Each semester, Dominican’s Barowsky School of Business includes a Voter Registration Leadership Practicum project in its Leadership courses. The practicum project is thanks to a collaboration between Dr. Françoise Lepage, the Sarlo Distinguished Professor of International Business in the Barowsky School of Business, and Alison Howard, Assistant Professor and Chair, Division of Political Science, International Studies, and History in the School of Liberal Arts and Education.
“We are working to help students become informed and engaged consumers of political information,” Howard says. “Our work goes beyond voter registration because we understand that students need to have a sense of efficacy – to believe that they know enough to vote.”
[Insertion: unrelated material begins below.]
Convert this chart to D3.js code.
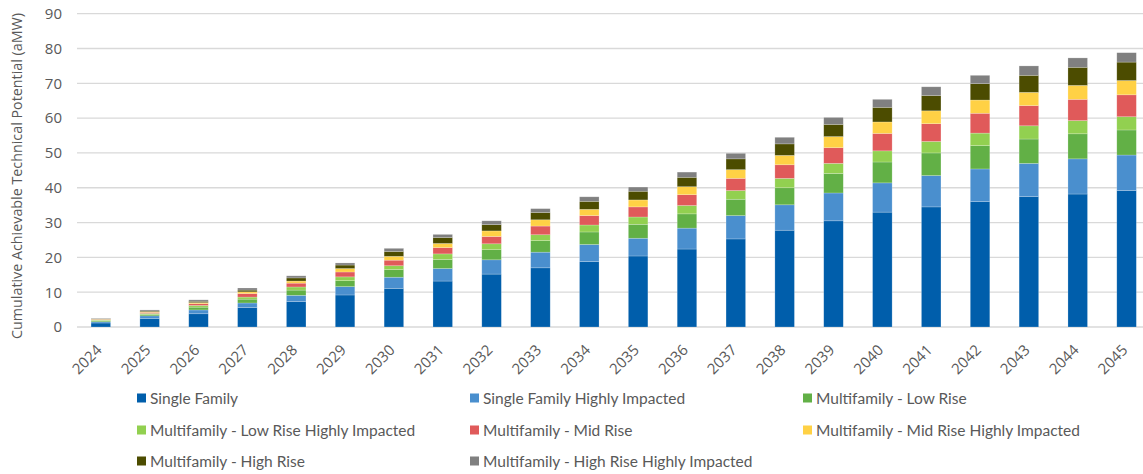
<!DOCTYPE html>
<html>
<head>
<meta charset="utf-8">
<script src="https://cdn.jsdelivr.net/npm/d3@7"></script>
<style>
  body { margin: 0; background: #fff; }
  svg { display: block; }
</style>
</head>
<body>
<svg id="canvas"></svg>
<script>
let years = ['2024','2025','2026','2027','2028','2029','2030','2031','2032','2033','2034',
  '2035','2036','2037','2038','2039','2040','2041','2042','2043','2044','2045'];

let seriesNames = ['Single Family', 'Single Family Highly Impacted', 'Multifamily - Low Rise',
  'Multifamily - Low Rise Highly Impacted', 'Multifamily - Mid Rise', 'Multifamily - Mid Rise Highly Impacted',
  'Multifamily - High Rise', 'Multifamily - High Rise Highly Impacted'];

let colors = ['#005eab', '#4a8fce', '#62b046', '#92d050', '#e05a5a', '#ffd145', '#4c4c00', '#808080'];

// segment sizes per year, one array per series
let singleFamily = [1.15, 2.4, 3.8, 5.6, 7.3, 9.2, 11.1, 13.2, 15.2, 17.0, 18.8, 20.4, 22.4, 25.3, 27.8, 30.5, 33.0, 34.5, 36.0, 37.5, 38.2, 39.2];
let singleFamilyHI = [0.35, 0.8, 1.1, 1.3, 1.8, 2.4, 3.2, 3.6, 4.1, 4.5, 4.9, 5.1, 6.0, 6.7, 7.3, 8.0, 8.4, 9.0, 9.4, 9.5, 10.1, 10.2];
let lowRise = [0.3, 0.4, 0.8, 1.1, 1.5, 1.7, 2.2, 2.6, 2.9, 3.3, 3.6, 4.0, 4.1, 4.7, 4.9, 5.6, 6.0, 6.5, 6.7, 7.0, 7.2, 7.2];
let lowRiseHI = [0.2, 0.3, 0.5, 0.6, 0.9, 1.1, 1.1, 1.6, 1.7, 1.7, 2.0, 2.1, 2.4, 2.5, 2.7, 2.9, 3.2, 3.3, 3.6, 3.8, 3.8, 3.8];
let midRise = [0.15, 0.3, 0.5, 1.0, 1.1, 1.4, 1.6, 1.8, 2.1, 2.5, 2.7, 2.9, 3.1, 3.5, 3.9, 4.5, 5.0, 5.1, 5.7, 5.8, 6.1, 6.3];
let midRiseHI = [0.1, 0.2, 0.3, 0.5, 0.6, 1.0, 1.1, 1.2, 1.6, 1.8, 1.8, 2.0, 2.3, 2.5, 2.7, 3.2, 3.3, 3.7, 3.8, 3.8, 4.0, 4.1];
let highRise = [0.1, 0.2, 0.4, 0.5, 0.9, 1.0, 1.4, 1.7, 1.8, 2.1, 2.3, 2.5, 2.7, 3.1, 3.3, 3.5, 4.2, 4.4, 4.7, 4.9, 5.2, 5.3];
let highRiseHI = [0.15, 0.3, 0.4, 0.6, 0.6, 0.6, 0.9, 0.9, 1.1, 1.1, 1.3, 1.2, 1.5, 1.6, 1.9, 2.0, 2.3, 2.5, 2.4, 2.7, 2.7, 2.7];

let seriesValues = [singleFamily, singleFamilyHI, lowRise, lowRiseHI, midRise, midRiseHI, highRise, highRiseHI];
let yTicks = [0, 10, 20, 30, 40, 50, 60, 70, 80, 90];

let width = 1143;
let height = 474;

let canvas = d3.select('#canvas').attr('width', width).attr('height', height);

let rows = years.map((year, i) => {
  let row = { year: year };
  seriesNames.forEach((name, s) => { row[name] = seriesValues[s][i]; });
  return row;
});

let stacked = d3.stack().keys(seriesNames)(rows);

let xScale = d3.scaleBand().domain(years).range([76.4, 1151]).paddingInner(0.6).paddingOuter(0.3);
let yScale = d3.scaleLinear().domain([0, 90]).range([327, 13.7]);

// gridlines
canvas.append('g')
  .selectAll('line')
  .data(yTicks)
  .enter()
  .append('line')
  .attr('x1', 77)
  .attr('x2', 1151)
  .attr('y1', d => yScale(d))
  .attr('y2', d => yScale(d))
  .attr('stroke', '#d9d9d9')
  .attr('stroke-width', 1.3);

// y axis labels
let yAxis = d3.axisLeft(yScale).tickValues(yTicks).tickSize(0).tickPadding(0);
let yG = canvas.append('g')
  .attr('transform', 'translate(62,0)')
  .call(yAxis);
yG.select('.domain').remove();
yG.selectAll('text')
  .attr('font-family', 'Open Sans, sans-serif')
  .attr('font-size', 15)
  .attr('fill', '#595959');

// bars
canvas.append('g')
  .selectAll('g')
  .data(stacked)
  .enter()
  .append('g')
  .attr('fill', (d, i) => colors[i])
  .selectAll('rect')
  .data(d => d)
  .enter()
  .append('rect')
  .attr('x', d => xScale(d.data.year))
  .attr('width', xScale.bandwidth())
  .attr('y', d => yScale(d[1]))
  .attr('height', d => yScale(d[0]) - yScale(d[1]))
  .attr('stroke', 'rgba(255,255,255,0.35)')
  .attr('stroke-width', 0.6);

// x axis
let xAxis = d3.axisBottom(xScale).tickSize(0).tickPadding(0);
let xG = canvas.append('g')
  .attr('transform', 'translate(0,327)')
  .call(xAxis);
xG.select('.domain').remove();
xG.selectAll('text')
  .attr('font-family', 'Open Sans, sans-serif')
  .attr('font-size', 15)
  .attr('fill', '#595959')
  .attr('text-anchor', 'end')
  .attr('dy', 0)
  .attr('transform', 'translate(2,24) rotate(-45)');

// y axis title
canvas.append('text')
  .attr('transform', 'translate(22,176) rotate(-90)')
  .attr('text-anchor', 'middle')
  .attr('font-family', 'Open Sans, sans-serif')
  .attr('font-size', 14.3)
  .attr('fill', '#595959')
  .text('Cumulative Achievable Technical Potential (aMW)');

// legend
let legendX = [137, 470, 803];
let legendY = [398, 430, 461];
let legend = canvas.append('g')
  .selectAll('g')
  .data(seriesNames)
  .enter()
  .append('g')
  .attr('transform', (d, i) => 'translate(' + legendX[i % 3] + ',' + legendY[Math.floor(i / 3)] + ')');

legend.append('rect')
  .attr('x', 0)
  .attr('y', -4.5)
  .attr('width', 9)
  .attr('height', 9)
  .attr('fill', (d, i) => colors[i]);

legend.append('text')
  .attr('x', 13)
  .attr('y', 5.5)
  .attr('font-family', 'Lato, sans-serif')
  .attr('font-size', 15.5)
  .attr('fill', '#595959')
  .text(d => d);
</script>
</body>
</html>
In 2016, Dominican, working as a voter education partner of the Commission on Presidential Debates, created College Debate 16, a non-partisan, social media initiative designed to engage college students in the election and the Fall 2016 presidential debates. CD16 provided a platform aimed to inspire students both at Dominican and on campuses nationwide to engage with each other in civil discourse and have meaningful conversations around the political issues. More than 145 college students from 50 states and Washington, DC served as CD16 delegates, engaging their peers, classmates, and friends through social media on the issues that mattered the most to them.
Dominican’s registration rate also increased, from 61.8% in 2014 to 75.5% in 2018. Of the students who registered, only 33.2 % voted in 2014 while 62.8% voted in 2018.
NSLVE is the only national study of college-student voting. It is based on the voting records of more than 10 million students at more than 1,000 colleges and universities in all 50 states and the District of Columbia.